Notes on Survey Methodology

Statistics resulting from the 1999 cycle of the survey benefit from recent efforts to strengthen statistics for industries that perform the greatest amounts of R&D while lessening coverage of industries that perform little or no R&D. Specifically, beginning with the 1998 survey, a new sampling approach was used for companies in industries that do not conduct large amounts of R&D. These companies were sampled at much lower rates than in prior surveys allowing companies that conduct relatively large amounts of R&D to be sampled at higher rates. This has shifted emphasis toward those industries crucial in developing strong, representative estimates of industrial R&D spending. This sampling approach and its effect on the resulting statistics are discussed in detail in the latest annual report, Research and Development in Industry: 1998 (NSF 01-305) at http://www.nsf.gov/statistics/nsf01305/ and in the forthcoming Research and Development in Industry: 1999.

Statistical Reports

This Data Brief provides statistics and information from the 1999 Survey of Industrial Research and Development. Seven early release tables are available at http://www.nsf.gov/statistics/srs01410/. The annual report, Research and Development in Industry: 1999, will be published later this year and will contain the full set of 48 tables available from the survey. The tables will present R&D statistics by industry, size of company, source of funds, character of R&D, R&D as a percentage of net sales, and R&D contracted to outside organizations and performed outside the United States. The report also will provide historical trends in R&D, sales and total employment of R&D-performing companies, employment of R&D scientists and engineers, statistics by state, and technical information on the survey sample, processing, and the new North American Industrial Classification System.
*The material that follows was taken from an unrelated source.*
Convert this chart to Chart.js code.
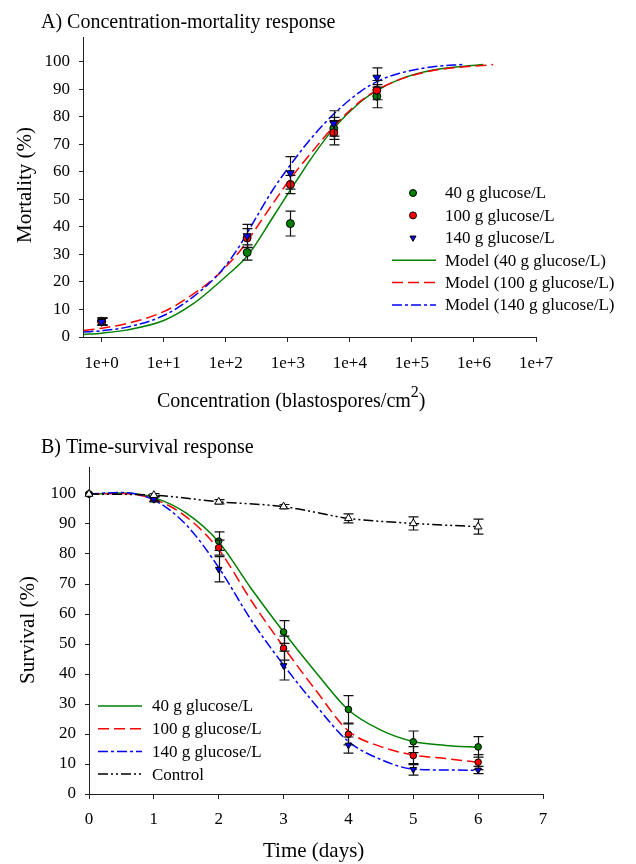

This Data Brief was prepared by:

Raymond M. Wolfe
Division of Science Resources Studies
National Science Foundation
4201 Wilson Boulevard, Suite 965
Arlington, VA 22230


[1] In this Data Brief, and in NSF industrial R&D statistics, “company” is defined as a business organization of one or more establishments under common ownership or control.

[2] The 1998 and 1999 samples were designed to produce coefficients of variation (CVs) of 2 percent for industries in which there is a large amount of R&D expenditures and 5 percent for industries in which there is a moderate amount of R&D expenditures. For industries in which there is little expenditure for R&D, the CVs typically are larger. It is unlikely that year-to-year percentage changes larger than the targets are produced by sampling error, but sampling error can exaggerate them. In addition to sampling error, year-to-year changes may be influenced by companies with large R&D expenditures that change industry classifications because of payroll composition, mergers, or acquisitions, or companies that change size classifications.

[3] “Company funding” refers to funds provided by all sources except the Federal Government for industrial R&D performed within the company’s domestic facilities. The funds are predominantly the company’s own, but also include funds from such outside organizations as other companies, research institutions, universities and colleges, nonprofit organizations, and state governments.

[4] Domestic net sales, domestic employment, and FTE employment are defined in table 1.

[5] “Industry” refers to the 2-, 3-, or 4-digit North American Industrial Classification System (NAICS) codes or group of NAICS codes used to array statistics resulting from the Survey of Industrial Research and Development.